Загадки Петербурга II. Город трех революций (Игнатова) - страница 244

Забот хватало, в городе по-прежнему было трудно с товарами, и очереди у магазинов были куда заметнее скорбной очереди на Шпалерной улице, где принимали передачи для узников, или у прокуратуры на Литейном. «Социализм у нас декретировали давно, а до сих пор ни пары носков, ни паршивеньких брючек, ни ботинок, хотя бы с матерчатым верхом и на резиновой подметке, не купишь», — писал в 1938 году Аркадий Маньков. Трудности были привычные, но теперь их объясняли происками враждебных элементов: бывших кулаков, торговцев и спекулянтов, проникших в торговлю, поэтому в числе репрессированных в Ленинграде в 1937–1938 годах оказалось почти все руководство торговых организаций и множество работников торговли. Конечно, дефицит всегда порождает спекуляцию, но вряд ли враждебные элементы украли все носки, ботинки, валенки и брюки, предназначенные трудящимся Ленинграда, — однако этому верили. Трудно сказать, верили ли сведениям о раскрытии шпионских и вредительских гнезд на всех предприятиях, в вузах, в столовых, в библиотеках, в детских домах — на страницах газет регулярно появлялись такие сообщения. Как можно было жить, работать, сохранять относительное спокойствие в это опасное, страшное время? Помогало сознание того, что ты честно делаешь свое дело и ни в чем не замешан, поэтому тебя это не касается. Вот в общежитие ЛГУ пришли арестовать студентку, она не плакала, ни о чем не спрашивала, взяла приготовленный узелок с вещами, и ее увели. Опомнившись, соседки начали рассуждать: во-первых, она дочь священника, во-вторых, заранее приготовила вещи, значит, ждала, что за ней придут, а значит, во что-то замешана. Во что, известно НКВД, а наше дело спокойно учиться, честно трудиться, ведь жизнь продолжается.

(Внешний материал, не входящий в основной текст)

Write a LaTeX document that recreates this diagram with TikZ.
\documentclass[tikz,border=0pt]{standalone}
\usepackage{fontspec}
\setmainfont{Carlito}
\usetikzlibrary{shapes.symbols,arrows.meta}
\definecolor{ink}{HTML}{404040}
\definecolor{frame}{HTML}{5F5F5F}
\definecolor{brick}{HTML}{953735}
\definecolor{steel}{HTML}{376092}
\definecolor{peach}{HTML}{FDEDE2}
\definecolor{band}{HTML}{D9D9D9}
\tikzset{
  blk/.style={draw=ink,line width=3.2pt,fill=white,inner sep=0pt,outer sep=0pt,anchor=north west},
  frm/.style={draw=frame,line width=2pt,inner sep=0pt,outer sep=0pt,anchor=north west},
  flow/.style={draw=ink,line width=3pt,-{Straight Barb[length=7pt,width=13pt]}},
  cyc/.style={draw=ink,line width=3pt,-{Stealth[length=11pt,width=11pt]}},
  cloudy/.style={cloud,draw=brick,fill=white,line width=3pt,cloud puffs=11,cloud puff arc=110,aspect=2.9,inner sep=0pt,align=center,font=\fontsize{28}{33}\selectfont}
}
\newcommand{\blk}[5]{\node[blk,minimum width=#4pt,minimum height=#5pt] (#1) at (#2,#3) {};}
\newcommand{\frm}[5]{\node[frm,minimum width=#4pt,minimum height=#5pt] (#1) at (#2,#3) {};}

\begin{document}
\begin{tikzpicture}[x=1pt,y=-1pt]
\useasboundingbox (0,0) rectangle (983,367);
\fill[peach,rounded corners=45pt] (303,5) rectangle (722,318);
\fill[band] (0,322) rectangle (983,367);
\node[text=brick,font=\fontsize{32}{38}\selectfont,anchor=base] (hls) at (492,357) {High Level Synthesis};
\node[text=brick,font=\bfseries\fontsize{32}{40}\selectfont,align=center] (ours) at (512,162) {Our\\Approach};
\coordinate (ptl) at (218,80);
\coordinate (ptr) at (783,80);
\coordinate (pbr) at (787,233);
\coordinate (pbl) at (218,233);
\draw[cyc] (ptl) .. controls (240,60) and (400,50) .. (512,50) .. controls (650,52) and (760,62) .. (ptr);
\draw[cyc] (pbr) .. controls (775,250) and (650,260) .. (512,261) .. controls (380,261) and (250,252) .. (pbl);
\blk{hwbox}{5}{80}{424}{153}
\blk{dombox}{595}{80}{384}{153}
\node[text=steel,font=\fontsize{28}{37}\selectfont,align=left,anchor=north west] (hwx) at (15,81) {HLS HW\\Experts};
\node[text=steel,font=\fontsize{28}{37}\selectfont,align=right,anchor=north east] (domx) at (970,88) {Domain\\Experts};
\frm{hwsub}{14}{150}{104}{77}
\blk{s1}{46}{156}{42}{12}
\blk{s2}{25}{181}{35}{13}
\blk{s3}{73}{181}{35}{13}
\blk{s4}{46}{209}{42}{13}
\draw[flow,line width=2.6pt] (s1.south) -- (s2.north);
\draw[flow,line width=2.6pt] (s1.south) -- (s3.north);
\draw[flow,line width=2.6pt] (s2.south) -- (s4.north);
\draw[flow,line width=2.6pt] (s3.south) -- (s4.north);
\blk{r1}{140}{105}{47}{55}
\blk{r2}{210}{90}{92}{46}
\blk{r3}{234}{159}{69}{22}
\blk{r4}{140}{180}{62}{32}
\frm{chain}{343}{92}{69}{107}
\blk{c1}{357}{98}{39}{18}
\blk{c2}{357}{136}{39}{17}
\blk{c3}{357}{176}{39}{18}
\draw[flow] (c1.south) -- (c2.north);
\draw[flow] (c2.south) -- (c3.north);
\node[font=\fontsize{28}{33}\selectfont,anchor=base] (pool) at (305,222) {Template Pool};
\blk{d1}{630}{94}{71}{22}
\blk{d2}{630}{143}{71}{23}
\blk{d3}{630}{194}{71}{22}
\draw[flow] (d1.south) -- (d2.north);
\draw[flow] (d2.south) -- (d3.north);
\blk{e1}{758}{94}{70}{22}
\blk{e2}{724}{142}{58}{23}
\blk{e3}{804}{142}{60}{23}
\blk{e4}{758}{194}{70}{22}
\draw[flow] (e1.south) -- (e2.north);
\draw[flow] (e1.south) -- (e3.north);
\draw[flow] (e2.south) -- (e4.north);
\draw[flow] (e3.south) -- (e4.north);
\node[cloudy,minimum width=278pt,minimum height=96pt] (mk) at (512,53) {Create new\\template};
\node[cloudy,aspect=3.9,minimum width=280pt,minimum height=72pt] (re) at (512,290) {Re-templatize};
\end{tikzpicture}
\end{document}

Особенностью кампании 1937–1938 годов была видимая бессистемность арестов: если при коллективизации репрессировали кулаков, а после убийства Кирова высылали из Ленинграда «бывших людей», то в этом была пусть страшная, но хоть какая-то логика. А то, что происходило теперь, походило на эпидемию чумы, которая косила людей без разбору. По свидетельству Л. К. Чуковской, «человек круглосуточно пребывал в ужасе перед судьбой и в то же время не боялся рассказывать анекдоты и в разговорах называть чужие имена: расскажешь — посадят и не расскажешь — посадят. Написал письмо Ежову в защиту друга — и ничего, не тронули; написал множество доносов, посадил множество людей — а глядишь, — и тебя самого загребли». Аркадий Маньков после очередных арестов на историческом факультете ЛГУ записал в дневнике: «…начинаешь привыкать к этому и уже как-то перестаешь связывать подобного рода эксцессы с возможностью своего провала». Лучше было не вдумываться, не вглядываться, заслониться от тревоги и страха работой, житейскими заботами, глядишь, чума и обойдет стороной. Город продолжал жить привычной жизнью, на улицах встречались красивые, нарядные женщины, и мужчины провожали их взглядами, а вечерами окна домов светились теплым светом оранжевых абажуров, потом гасли, и люди засыпали до нового дня.